### Supplied data
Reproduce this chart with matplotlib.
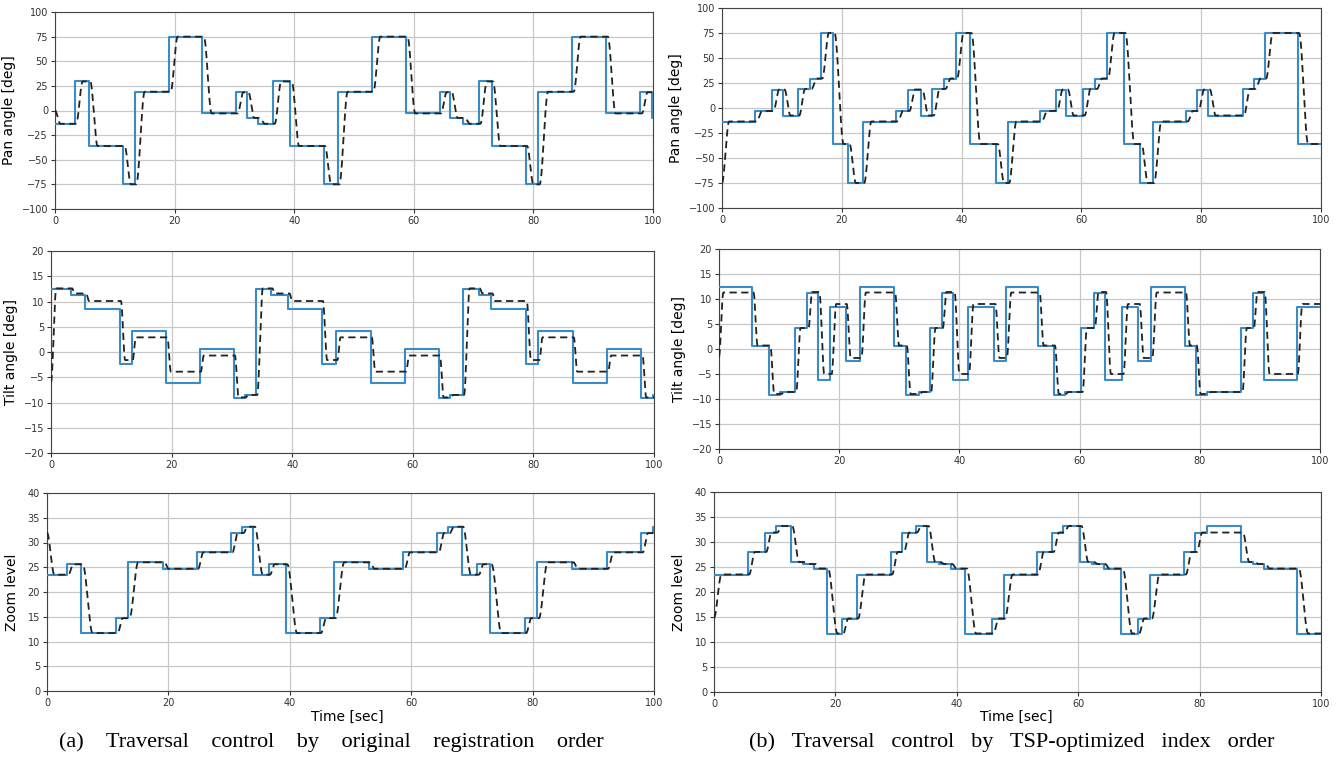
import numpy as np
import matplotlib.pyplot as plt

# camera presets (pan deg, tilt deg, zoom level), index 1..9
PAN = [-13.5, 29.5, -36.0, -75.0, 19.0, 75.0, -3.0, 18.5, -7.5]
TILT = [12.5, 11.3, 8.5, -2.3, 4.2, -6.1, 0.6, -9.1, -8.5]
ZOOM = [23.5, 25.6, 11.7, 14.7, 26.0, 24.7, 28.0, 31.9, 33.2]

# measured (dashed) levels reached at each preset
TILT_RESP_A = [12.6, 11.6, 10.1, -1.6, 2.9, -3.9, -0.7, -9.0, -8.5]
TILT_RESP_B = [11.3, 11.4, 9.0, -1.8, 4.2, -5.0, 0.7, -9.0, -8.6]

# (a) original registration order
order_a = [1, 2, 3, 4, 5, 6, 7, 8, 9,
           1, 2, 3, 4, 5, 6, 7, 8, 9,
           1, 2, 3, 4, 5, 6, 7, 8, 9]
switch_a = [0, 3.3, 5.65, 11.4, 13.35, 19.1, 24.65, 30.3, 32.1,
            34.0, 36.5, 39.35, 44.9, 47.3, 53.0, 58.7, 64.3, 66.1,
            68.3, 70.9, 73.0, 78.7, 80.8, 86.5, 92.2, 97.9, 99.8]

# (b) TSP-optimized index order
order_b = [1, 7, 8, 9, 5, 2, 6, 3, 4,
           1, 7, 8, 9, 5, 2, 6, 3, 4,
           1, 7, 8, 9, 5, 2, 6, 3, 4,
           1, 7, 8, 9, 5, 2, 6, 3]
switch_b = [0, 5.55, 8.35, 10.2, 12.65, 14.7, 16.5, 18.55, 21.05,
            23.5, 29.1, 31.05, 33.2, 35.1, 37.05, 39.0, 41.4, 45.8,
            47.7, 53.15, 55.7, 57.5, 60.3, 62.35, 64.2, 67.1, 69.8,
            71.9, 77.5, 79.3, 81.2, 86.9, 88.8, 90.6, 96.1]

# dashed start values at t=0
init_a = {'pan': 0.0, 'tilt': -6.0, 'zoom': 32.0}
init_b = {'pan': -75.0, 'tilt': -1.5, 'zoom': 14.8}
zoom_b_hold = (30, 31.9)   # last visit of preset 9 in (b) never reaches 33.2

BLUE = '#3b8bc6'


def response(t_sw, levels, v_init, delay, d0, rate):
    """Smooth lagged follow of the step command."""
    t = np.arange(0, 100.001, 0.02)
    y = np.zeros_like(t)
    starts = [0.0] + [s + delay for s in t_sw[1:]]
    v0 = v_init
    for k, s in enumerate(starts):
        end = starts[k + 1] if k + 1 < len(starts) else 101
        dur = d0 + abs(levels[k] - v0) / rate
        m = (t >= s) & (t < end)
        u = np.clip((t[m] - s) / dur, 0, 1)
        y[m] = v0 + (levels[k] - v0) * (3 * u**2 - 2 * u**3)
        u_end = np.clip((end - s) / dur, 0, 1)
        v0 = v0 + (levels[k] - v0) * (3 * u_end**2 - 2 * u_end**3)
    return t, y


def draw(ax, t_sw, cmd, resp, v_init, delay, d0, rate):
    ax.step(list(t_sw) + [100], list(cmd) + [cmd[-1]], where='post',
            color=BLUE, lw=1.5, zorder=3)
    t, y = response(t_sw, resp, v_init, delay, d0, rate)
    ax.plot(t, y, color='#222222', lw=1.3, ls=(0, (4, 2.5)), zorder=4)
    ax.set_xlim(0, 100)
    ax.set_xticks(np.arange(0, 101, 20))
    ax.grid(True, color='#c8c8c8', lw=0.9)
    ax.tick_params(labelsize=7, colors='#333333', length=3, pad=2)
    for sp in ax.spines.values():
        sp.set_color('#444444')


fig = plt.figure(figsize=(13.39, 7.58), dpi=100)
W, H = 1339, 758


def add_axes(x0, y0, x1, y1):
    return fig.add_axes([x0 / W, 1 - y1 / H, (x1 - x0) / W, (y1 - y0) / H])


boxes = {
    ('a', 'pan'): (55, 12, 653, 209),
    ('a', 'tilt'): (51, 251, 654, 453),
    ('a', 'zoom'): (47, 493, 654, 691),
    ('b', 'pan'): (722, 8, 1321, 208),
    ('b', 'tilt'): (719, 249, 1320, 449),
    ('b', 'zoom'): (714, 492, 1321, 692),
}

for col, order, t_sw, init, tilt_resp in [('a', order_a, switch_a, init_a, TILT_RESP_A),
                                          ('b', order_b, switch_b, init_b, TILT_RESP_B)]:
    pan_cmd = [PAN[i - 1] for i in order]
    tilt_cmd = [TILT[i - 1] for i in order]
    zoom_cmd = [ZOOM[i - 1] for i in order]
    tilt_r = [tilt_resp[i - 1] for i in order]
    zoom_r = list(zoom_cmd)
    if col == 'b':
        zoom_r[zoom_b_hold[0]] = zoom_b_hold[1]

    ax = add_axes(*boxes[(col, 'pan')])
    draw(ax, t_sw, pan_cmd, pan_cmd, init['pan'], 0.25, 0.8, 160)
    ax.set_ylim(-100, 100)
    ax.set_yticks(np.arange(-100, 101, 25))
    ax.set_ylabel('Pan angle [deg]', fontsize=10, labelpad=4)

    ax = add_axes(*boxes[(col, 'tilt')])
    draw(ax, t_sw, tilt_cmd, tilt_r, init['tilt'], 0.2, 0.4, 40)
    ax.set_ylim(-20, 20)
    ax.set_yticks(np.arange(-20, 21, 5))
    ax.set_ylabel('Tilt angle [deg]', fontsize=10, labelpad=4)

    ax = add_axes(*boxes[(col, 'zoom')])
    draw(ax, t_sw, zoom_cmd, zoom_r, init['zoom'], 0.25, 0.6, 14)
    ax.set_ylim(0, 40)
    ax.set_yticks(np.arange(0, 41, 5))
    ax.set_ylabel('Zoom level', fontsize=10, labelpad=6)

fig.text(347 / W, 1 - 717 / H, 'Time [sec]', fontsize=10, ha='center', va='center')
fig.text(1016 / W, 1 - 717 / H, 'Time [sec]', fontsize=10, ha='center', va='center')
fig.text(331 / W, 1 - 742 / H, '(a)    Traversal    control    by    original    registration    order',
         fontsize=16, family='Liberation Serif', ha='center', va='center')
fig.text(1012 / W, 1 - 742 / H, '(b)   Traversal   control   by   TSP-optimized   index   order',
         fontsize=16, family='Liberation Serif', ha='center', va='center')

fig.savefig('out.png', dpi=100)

--

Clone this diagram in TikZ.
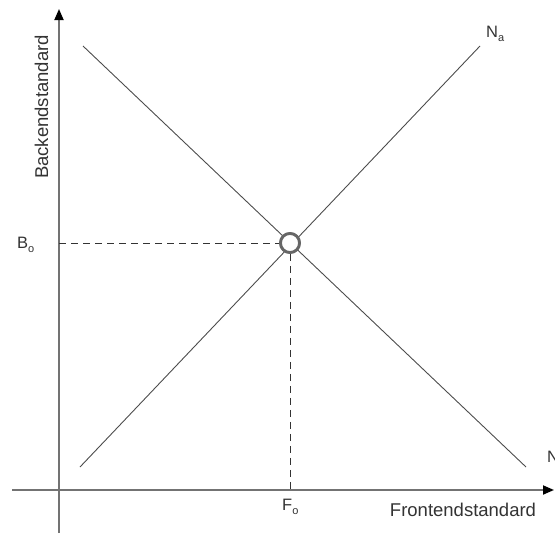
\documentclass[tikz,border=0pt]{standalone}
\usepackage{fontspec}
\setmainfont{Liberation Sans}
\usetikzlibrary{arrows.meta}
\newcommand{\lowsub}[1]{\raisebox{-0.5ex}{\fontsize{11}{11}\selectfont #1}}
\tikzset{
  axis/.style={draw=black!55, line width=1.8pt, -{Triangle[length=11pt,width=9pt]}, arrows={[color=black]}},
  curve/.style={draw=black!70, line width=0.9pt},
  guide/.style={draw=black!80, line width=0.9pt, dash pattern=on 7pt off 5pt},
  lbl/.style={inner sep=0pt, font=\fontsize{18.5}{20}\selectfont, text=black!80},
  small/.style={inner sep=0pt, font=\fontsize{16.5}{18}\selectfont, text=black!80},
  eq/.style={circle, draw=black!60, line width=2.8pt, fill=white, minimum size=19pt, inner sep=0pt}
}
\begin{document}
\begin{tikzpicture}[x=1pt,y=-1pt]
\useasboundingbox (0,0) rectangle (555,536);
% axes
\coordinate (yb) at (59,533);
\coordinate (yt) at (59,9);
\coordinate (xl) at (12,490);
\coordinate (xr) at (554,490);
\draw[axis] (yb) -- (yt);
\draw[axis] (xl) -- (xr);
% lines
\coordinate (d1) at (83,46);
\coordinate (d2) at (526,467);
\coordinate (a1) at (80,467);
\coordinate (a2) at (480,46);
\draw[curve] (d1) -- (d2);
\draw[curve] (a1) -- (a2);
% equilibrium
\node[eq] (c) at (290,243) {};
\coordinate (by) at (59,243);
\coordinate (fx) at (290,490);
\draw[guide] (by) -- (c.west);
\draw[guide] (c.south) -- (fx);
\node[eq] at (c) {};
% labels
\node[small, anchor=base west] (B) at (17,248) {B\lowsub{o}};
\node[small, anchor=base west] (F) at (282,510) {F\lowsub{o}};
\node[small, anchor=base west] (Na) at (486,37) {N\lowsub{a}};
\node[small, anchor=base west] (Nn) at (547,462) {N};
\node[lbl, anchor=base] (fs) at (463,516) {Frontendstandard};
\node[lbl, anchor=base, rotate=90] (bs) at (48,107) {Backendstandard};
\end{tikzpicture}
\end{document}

---

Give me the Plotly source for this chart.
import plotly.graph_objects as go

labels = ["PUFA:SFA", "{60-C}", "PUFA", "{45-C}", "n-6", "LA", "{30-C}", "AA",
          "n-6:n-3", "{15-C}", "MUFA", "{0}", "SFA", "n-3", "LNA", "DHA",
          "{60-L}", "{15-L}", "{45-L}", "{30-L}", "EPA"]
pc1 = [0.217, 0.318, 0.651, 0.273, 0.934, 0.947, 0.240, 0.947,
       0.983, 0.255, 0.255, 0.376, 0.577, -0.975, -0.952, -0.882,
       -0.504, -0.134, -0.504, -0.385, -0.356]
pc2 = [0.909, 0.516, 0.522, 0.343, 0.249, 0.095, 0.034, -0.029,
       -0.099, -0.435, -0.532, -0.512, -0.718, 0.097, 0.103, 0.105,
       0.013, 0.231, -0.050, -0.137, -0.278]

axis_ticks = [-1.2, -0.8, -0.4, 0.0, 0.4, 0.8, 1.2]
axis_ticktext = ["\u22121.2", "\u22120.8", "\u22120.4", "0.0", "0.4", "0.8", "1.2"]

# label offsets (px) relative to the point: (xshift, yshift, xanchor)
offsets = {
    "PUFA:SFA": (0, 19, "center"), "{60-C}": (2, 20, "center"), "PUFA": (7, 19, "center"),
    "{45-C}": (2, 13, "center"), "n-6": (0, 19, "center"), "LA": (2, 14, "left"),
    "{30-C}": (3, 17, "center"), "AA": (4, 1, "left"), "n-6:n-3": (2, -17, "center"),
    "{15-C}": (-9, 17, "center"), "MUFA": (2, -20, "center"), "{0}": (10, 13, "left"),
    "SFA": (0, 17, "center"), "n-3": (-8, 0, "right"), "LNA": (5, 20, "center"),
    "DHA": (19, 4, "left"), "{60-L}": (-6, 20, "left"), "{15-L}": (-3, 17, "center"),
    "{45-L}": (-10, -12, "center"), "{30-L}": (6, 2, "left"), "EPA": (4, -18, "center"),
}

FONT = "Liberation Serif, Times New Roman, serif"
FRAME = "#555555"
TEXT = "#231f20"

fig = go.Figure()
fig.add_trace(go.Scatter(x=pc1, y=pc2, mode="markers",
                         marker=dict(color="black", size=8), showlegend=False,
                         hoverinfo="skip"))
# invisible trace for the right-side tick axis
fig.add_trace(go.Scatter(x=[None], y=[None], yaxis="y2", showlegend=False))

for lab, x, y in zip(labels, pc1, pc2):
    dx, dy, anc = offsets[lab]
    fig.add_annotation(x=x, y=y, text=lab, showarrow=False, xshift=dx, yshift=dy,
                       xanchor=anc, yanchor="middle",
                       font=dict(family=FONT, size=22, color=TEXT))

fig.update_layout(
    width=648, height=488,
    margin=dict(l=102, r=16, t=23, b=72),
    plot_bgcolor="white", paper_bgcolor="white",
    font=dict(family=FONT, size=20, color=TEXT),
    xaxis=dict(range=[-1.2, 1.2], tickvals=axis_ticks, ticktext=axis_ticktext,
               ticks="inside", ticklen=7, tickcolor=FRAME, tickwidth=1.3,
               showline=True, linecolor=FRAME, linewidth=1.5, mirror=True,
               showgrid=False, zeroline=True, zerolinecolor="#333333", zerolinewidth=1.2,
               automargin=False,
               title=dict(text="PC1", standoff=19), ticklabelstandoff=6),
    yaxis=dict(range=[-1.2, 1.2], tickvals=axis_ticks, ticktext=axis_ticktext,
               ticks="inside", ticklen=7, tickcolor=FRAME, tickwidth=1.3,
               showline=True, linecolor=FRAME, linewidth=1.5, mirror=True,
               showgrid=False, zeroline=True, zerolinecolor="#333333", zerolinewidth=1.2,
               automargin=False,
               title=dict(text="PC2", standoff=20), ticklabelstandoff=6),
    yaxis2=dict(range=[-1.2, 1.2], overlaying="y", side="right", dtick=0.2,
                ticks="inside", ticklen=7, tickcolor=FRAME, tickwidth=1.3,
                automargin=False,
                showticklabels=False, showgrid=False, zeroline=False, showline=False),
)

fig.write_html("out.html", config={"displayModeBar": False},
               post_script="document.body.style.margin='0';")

### What you should do
Above are some entries; copy exactly the lines from the line with "Reproduce this chart with matplotlib." through the line with "BLUE = '#3b8bc6'", both included, but none of the pictures.

### Correct result
Reproduce this chart with matplotlib.
import numpy as np
import matplotlib.pyplot as plt

# camera presets (pan deg, tilt deg, zoom level), index 1..9
PAN = [-13.5, 29.5, -36.0, -75.0, 19.0, 75.0, -3.0, 18.5, -7.5]
TILT = [12.5, 11.3, 8.5, -2.3, 4.2, -6.1, 0.6, -9.1, -8.5]
ZOOM = [23.5, 25.6, 11.7, 14.7, 26.0, 24.7, 28.0, 31.9, 33.2]

# measured (dashed) levels reached at each preset
TILT_RESP_A = [12.6, 11.6, 10.1, -1.6, 2.9, -3.9, -0.7, -9.0, -8.5]
TILT_RESP_B = [11.3, 11.4, 9.0, -1.8, 4.2, -5.0, 0.7, -9.0, -8.6]

# (a) original registration order
order_a = [1, 2, 3, 4, 5, 6, 7, 8, 9,
           1, 2, 3, 4, 5, 6, 7, 8, 9,
           1, 2, 3, 4, 5, 6, 7, 8, 9]
switch_a = [0, 3.3, 5.65, 11.4, 13.35, 19.1, 24.65, 30.3, 32.1,
            34.0, 36.5, 39.35, 44.9, 47.3, 53.0, 58.7, 64.3, 66.1,
            68.3, 70.9, 73.0, 78.7, 80.8, 86.5, 92.2, 97.9, 99.8]

# (b) TSP-optimized index order
order_b = [1, 7, 8, 9, 5, 2, 6, 3, 4,
           1, 7, 8, 9, 5, 2, 6, 3, 4,
           1, 7, 8, 9, 5, 2, 6, 3, 4,
           1, 7, 8, 9, 5, 2, 6, 3]
switch_b = [0, 5.55, 8.35, 10.2, 12.65, 14.7, 16.5, 18.55, 21.05,
            23.5, 29.1, 31.05, 33.2, 35.1, 37.05, 39.0, 41.4, 45.8,
            47.7, 53.15, 55.7, 57.5, 60.3, 62.35, 64.2, 67.1, 69.8,
            71.9, 77.5, 79.3, 81.2, 86.9, 88.8, 90.6, 96.1]

# dashed start values at t=0
init_a = {'pan': 0.0, 'tilt': -6.0, 'zoom': 32.0}
init_b = {'pan': -75.0, 'tilt': -1.5, 'zoom': 14.8}
zoom_b_hold = (30, 31.9)   # last visit of preset 9 in (b) never reaches 33.2

BLUE = '#3b8bc6'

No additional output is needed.